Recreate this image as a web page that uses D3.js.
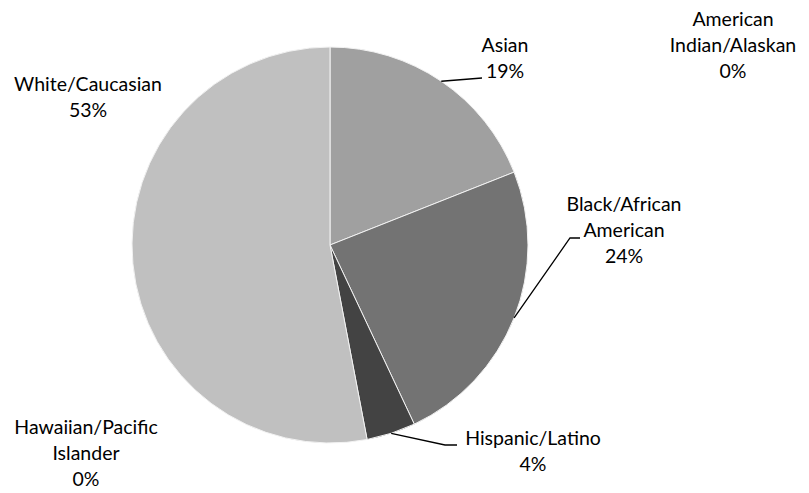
<!DOCTYPE html>
<html>
<head>
<meta charset="utf-8">
<script src="https://cdn.jsdelivr.net/npm/d3@7"></script>
<style>
  html, body { margin: 0; padding: 0; background: #fff; }
  svg { display: block; }
  text { font-family: Lato, "Open Sans", sans-serif; font-size: 19.5px; fill: #000; }
</style>
</head>
<body>
<svg id="chart" width="809" height="493"></svg>
<script>
// Ethnicity breakdown, clockwise from 12 o'clock
const categories = [
  "American Indian/Alaskan",
  "Asian",
  "Black/African American",
  "Hispanic/Latino",
  "Hawaiian/Pacific Islander",
  "White/Caucasian"
];
const values = [0, 19, 24, 4, 0, 53];
const labelLines = [
  ["American", "Indian/Alaskan"],
  ["Asian"],
  ["Black/African", "American"],
  ["Hispanic/Latino"],
  ["Hawaiian/Pacific", "Islander"],
  ["White/Caucasian"]
];
const fills = ["#8c8c8c", "#a0a0a0", "#737373", "#434343", "#d9d9d9", "#c0c0c0"];

// label placement: centre x, first baseline y, optional leader line elbow
const labelLayout = [
  { x: 733, y: 26, leader: null },
  { x: 505, y: 52, leader: [[482, 78]] },
  { x: 624, y: 211, leader: [[570, 238], [580, 238]] },
  { x: 533, y: 445, leader: [[445, 445], [457, 445]] },
  { x: 86, y: 434, leader: null },
  { x: 88, y: 91, leader: null }
];
const lineHeight = 26;

const svg = d3.select("#chart");
const cx = 330, cy = 245, r = 198;
const g = svg.append("g").attr("transform", `translate(${cx},${cy})`);

const pie = d3.pie().sort(null).value(d => d);
const arcs = pie(values);
const arc = d3.arc().innerRadius(0).outerRadius(r);

g.selectAll("path.slice")
  .data(arcs)
  .join("path")
  .attr("class", "slice")
  .attr("d", arc)
  .attr("fill", (d, i) => fills[i])
  .attr("stroke", "#f2f2f2")
  .attr("stroke-width", d => d.endAngle - d.startAngle > 0 ? 1 : 0);

// leader lines from the slice edge at its mid angle
arcs.forEach((d, i) => {
  const lay = labelLayout[i];
  if (!lay.leader) return;
  const mid = (d.startAngle + d.endAngle) / 2;
  const start = [cx + r * Math.sin(mid), cy - r * Math.cos(mid)];
  const pts = [start, ...lay.leader];
  svg.append("path")
    .attr("d", d3.line()(pts))
    .attr("fill", "none")
    .attr("stroke", "#000")
    .attr("stroke-width", 1.3);
});

// labels
arcs.forEach((d, i) => {
  const lay = labelLayout[i];
  const lines = [...labelLines[i], d3.format(".0f")(d.value) + "%"];
  const t = svg.append("text")
    .attr("text-anchor", "middle")
    .attr("x", lay.x)
    .attr("y", lay.y);
  lines.forEach((s, k) => {
    t.append("tspan")
      .attr("x", lay.x)
      .attr("dy", k === 0 ? 0 : lineHeight)
      .text(s);
  });
});
</script>
</body>
</html>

○ ○ ○ ○ ○

[DIRECTIONS FOR THIS TASK] Give the data again exactly as written, with all pictures left out.

[SOLVED PROBLEM]
Recreate this image as a web page that uses D3.js.
<!DOCTYPE html>
<html>
<head>
<meta charset="utf-8">
<script src="https://cdn.jsdelivr.net/npm/d3@7"></script>
<style>
  html, body { margin: 0; padding: 0; background: #fff; }
  svg { display: block; }
  text { font-family: Lato, "Open Sans", sans-serif; font-size: 19.5px; fill: #000; }
</style>
</head>
<body>
<svg id="chart" width="809" height="493"></svg>
<script>
// Ethnicity breakdown, clockwise from 12 o'clock
const categories = [
  "American Indian/Alaskan",
  "Asian",
  "Black/African American",
  "Hispanic/Latino",
  "Hawaiian/Pacific Islander",
  "White/Caucasian"
];
const values = [0, 19, 24, 4, 0, 53];
const labelLines = [
  ["American", "Indian/Alaskan"],
  ["Asian"],
  ["Black/African", "American"],
  ["Hispanic/Latino"],
  ["Hawaiian/Pacific", "Islander"],
  ["White/Caucasian"]
];
const fills = ["#8c8c8c", "#a0a0a0", "#737373", "#434343", "#d9d9d9", "#c0c0c0"];

// label placement: centre x, first baseline y, optional leader line elbow
const labelLayout = [
  { x: 733, y: 26, leader: null },
  { x: 505, y: 52, leader: [[482, 78]] },
  { x: 624, y: 211, leader: [[570, 238], [580, 238]] },
  { x: 533, y: 445, leader: [[445, 445], [457, 445]] },
  { x: 86, y: 434, leader: null },
  { x: 88, y: 91, leader: null }
];
const lineHeight = 26;

const svg = d3.select("#chart");
const cx = 330, cy = 245, r = 198;
const g = svg.append("g").attr("transform", `translate(${cx},${cy})`);

const pie = d3.pie().sort(null).value(d => d);
const arcs = pie(values);
const arc = d3.arc().innerRadius(0).outerRadius(r);

g.selectAll("path.slice")
  .data(arcs)
  .join("path")
  .attr("class", "slice")
  .attr("d", arc)
  .attr("fill", (d, i) => fills[i])
  .attr("stroke", "#f2f2f2")
  .attr("stroke-width", d => d.endAngle - d.startAngle > 0 ? 1 : 0);

// leader lines from the slice edge at its mid angle
arcs.forEach((d, i) => {
  const lay = labelLayout[i];
  if (!lay.leader) return;
  const mid = (d.startAngle + d.endAngle) / 2;
  const start = [cx + r * Math.sin(mid), cy - r * Math.cos(mid)];
  const pts = [start, ...lay.leader];
  svg.append("path")
    .attr("d", d3.line()(pts))
    .attr("fill", "none")
    .attr("stroke", "#000")
    .attr("stroke-width", 1.3);
});

// labels
arcs.forEach((d, i) => {
  const lay = labelLayout[i];
  const lines = [...labelLines[i], d3.format(".0f")(d.value) + "%"];
  const t = svg.append("text")
    .attr("text-anchor", "middle")
    .attr("x", lay.x)
    .attr("y", lay.y);
  lines.forEach((s, k) => {
    t.append("tspan")
      .attr("x", lay.x)
      .attr("dy", k === 0 ? 0 : lineHeight)
      .text(s);
  });
});
</script>
</body>
</html>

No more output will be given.